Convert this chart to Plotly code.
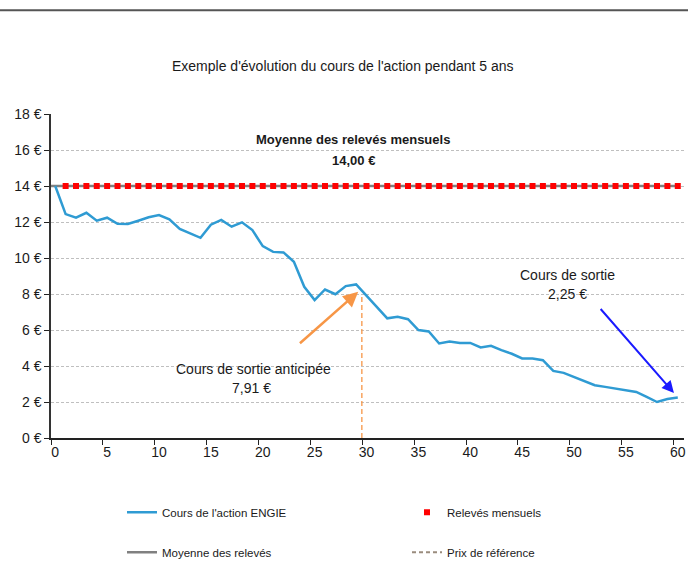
import plotly.graph_objects as go

# ---- data ----
months = list(range(61))
price = [14.0, 12.44, 12.24, 12.51, 12.07, 12.24, 11.9, 11.89, 12.07, 12.26,
         12.39, 12.15, 11.61, 11.37, 11.12, 11.85, 12.12, 11.74, 11.98, 11.55,
         10.66, 10.34, 10.31, 9.79, 8.4, 7.66, 8.25, 7.99, 8.44, 8.53,
         7.91, 7.3, 6.65, 6.73, 6.6, 6.0, 5.92, 5.25, 5.36, 5.28,
         5.28, 5.03, 5.12, 4.88, 4.68, 4.42, 4.42, 4.32, 3.73, 3.62,
         3.39, 3.15, 2.93, 2.84, 2.75, 2.69, 2.56, 2.28, 2.0, 2.17,
         2.25]
releve_months = list(range(1, 61))
releves = [14.0, 14.0, 14.0, 14.0, 14.0, 14.0, 14.0, 14.0, 14.0, 14.0,
           14.0, 14.0, 14.0, 14.0, 14.0, 14.0, 14.0, 14.0, 14.0, 14.0,
           14.0, 14.0, 14.0, 14.0, 14.0, 14.0, 14.0, 14.0, 14.0, 14.0,
           14.0, 14.0, 14.0, 14.0, 14.0, 14.0, 14.0, 14.0, 14.0, 14.0,
           14.0, 14.0, 14.0, 14.0, 14.0, 14.0, 14.0, 14.0, 14.0, 14.0,
           14.0, 14.0, 14.0, 14.0, 14.0, 14.0, 14.0, 14.0, 14.0, 14.0]
moyenne_x = [-0.41, 60]
moyenne = [14.0, 14.0]
ref_month = [29.55, 29.55]
ref_level = [0, 8.0]
x_ticks = [0, 5, 10, 15, 20, 25, 30, 35, 40, 45, 50, 55, 60]
y_ticks = [0, 2, 4, 6, 8, 10, 12, 14, 16, 18]
y_labels = ["0 €", "2 €", "4 €", "6 €", "8 €", "10 €", "12 €", "14 €", "16 €", "18 €"]

FONT = "Liberation Sans Narrow, Arial Narrow, Liberation Sans, Arial, sans-serif"
TXT = "#1a1a1a"

fig = go.Figure()

fig.add_trace(go.Scatter(x=moyenne_x, y=moyenne, mode="lines", name="Moyenne des relevés",
                         line=dict(color="#808080", width=2.5), legend="legend2"))
fig.add_trace(go.Scatter(x=ref_month, y=ref_level, mode="lines", showlegend=False,
                         line=dict(color="#f79646", width=1.3, dash="5px,3px")))
fig.add_trace(go.Scatter(x=[None], y=[None], mode="lines", name="Prix de référence",
                         line=dict(color="#9a8c7e", width=2, dash="4px,3px"), legend="legend2"))
fig.add_trace(go.Scatter(x=months, y=price, mode="lines", name="Cours de l'action ENGIE",
                         line=dict(color="#2f9bd3", width=2.5), legend="legend"))
fig.add_trace(go.Scatter(x=releve_months, y=releves, mode="markers", name="Relevés mensuels",
                         marker=dict(color="#ff0000", size=6, symbol="square"), legend="legend"))

# text annotations
def txt(x, y, s, bold=False, size=14):
    fig.add_annotation(x=x, y=y, xref="x", yref="y", text=("<b>%s</b>" % s) if bold else s,
                       showarrow=False, font=dict(family=FONT, size=size, color=TXT))

txt(28.7, 16.56, "Moyenne des relevés mensuels", bold=True, size=13)
txt(28.7, 15.43, "14,00 €", bold=True, size=13)
txt(19.08, 3.82, "Cours de sortie anticipée")
txt(18.95, 2.76, "7,91 €")
txt(49.4, 9.05, "Cours de sortie")
txt(49.4, 7.99, "2,25 €")

# arrows
fig.add_annotation(x=29.2, y=8.12, ax=23.44, ay=5.19, xref="x", yref="y", axref="x", ayref="y",
                   text="", showarrow=True, arrowhead=2, arrowsize=1.2, arrowwidth=2.5,
                   arrowcolor="#f79646")
fig.add_annotation(x=59.63, y=2.5, ax=52.44, ay=7.25, xref="x", yref="y", axref="x", ayref="y",
                   text="", showarrow=True, arrowhead=2, arrowsize=1.2, arrowwidth=2,
                   arrowcolor="#1a1aff")

# title
fig.add_annotation(x=(343 - 51) / 633, y=(437.7 - 56) / 324, xref="paper", yref="paper",
                   text="Exemple d'évolution du cours de l'action pendant 5 ans", showarrow=False,
                   font=dict(family=FONT, size=14, color=TXT))

# top frame line
fig.add_shape(type="line", xref="paper", yref="paper", x0=-0.09, x1=1.01,
              y0=(437.7 - 10) / 324, y1=(437.7 - 10) / 324,
              line=dict(color="#555555", width=2))

fig.update_layout(
    width=688, height=563,
    margin=dict(l=51, r=4, t=114, b=125, autoexpand=False),
    paper_bgcolor="white", plot_bgcolor="white",
    font=dict(family=FONT, size=13, color=TXT),
    legend=dict(orientation="h", x=(122 - 51) / 633, y=(437.7 - 512) / 324, yanchor="middle",
                xanchor="left", entrywidth=240, entrywidthmode="pixels",
                font=dict(family=FONT, size=11.5, color=TXT), bgcolor="rgba(0,0,0,0)"),
    legend2=dict(orientation="h", x=(122 - 51) / 633, y=(437.7 - 552) / 324, yanchor="middle",
                 xanchor="left", entrywidth=240, entrywidthmode="pixels",
                 font=dict(family=FONT, size=11.5, color=TXT), bgcolor="rgba(0,0,0,0)"),
    xaxis=dict(range=[-0.41, 60.6], tickvals=x_ticks, ticks="", showgrid=False,
               showline=True, linecolor="#222222", linewidth=1.5, zeroline=False,
               tickfont=dict(family=FONT, size=14, color=TXT),
               minor=dict(tick0=-0.41, dtick=5, ticks="outside", ticklen=5, tickcolor="#222222",
                          showgrid=False)),
    yaxis=dict(range=[0, 18], tickvals=y_ticks, ticktext=y_labels, ticks="outside", ticklen=5,
               tickcolor="#222222", showline=True, linecolor="#333333", linewidth=1.5,
               showgrid=True, gridcolor="#bfbfbf", griddash="3px,2px", gridwidth=1,
               zeroline=False, tickfont=dict(family=FONT, size=14, color=TXT)),
)

fig.write_html("out.html", config={"displayModeBar": False},
               post_script="document.body.style.margin='0';document.body.style.overflow='hidden';")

Instruction: Set the lines above down again, word for word, from the first through the one containing "import plotly.graph_objects as go"; pictures excluded.

Response to this exercise:
Convert this chart to Plotly code.
import plotly.graph_objects as go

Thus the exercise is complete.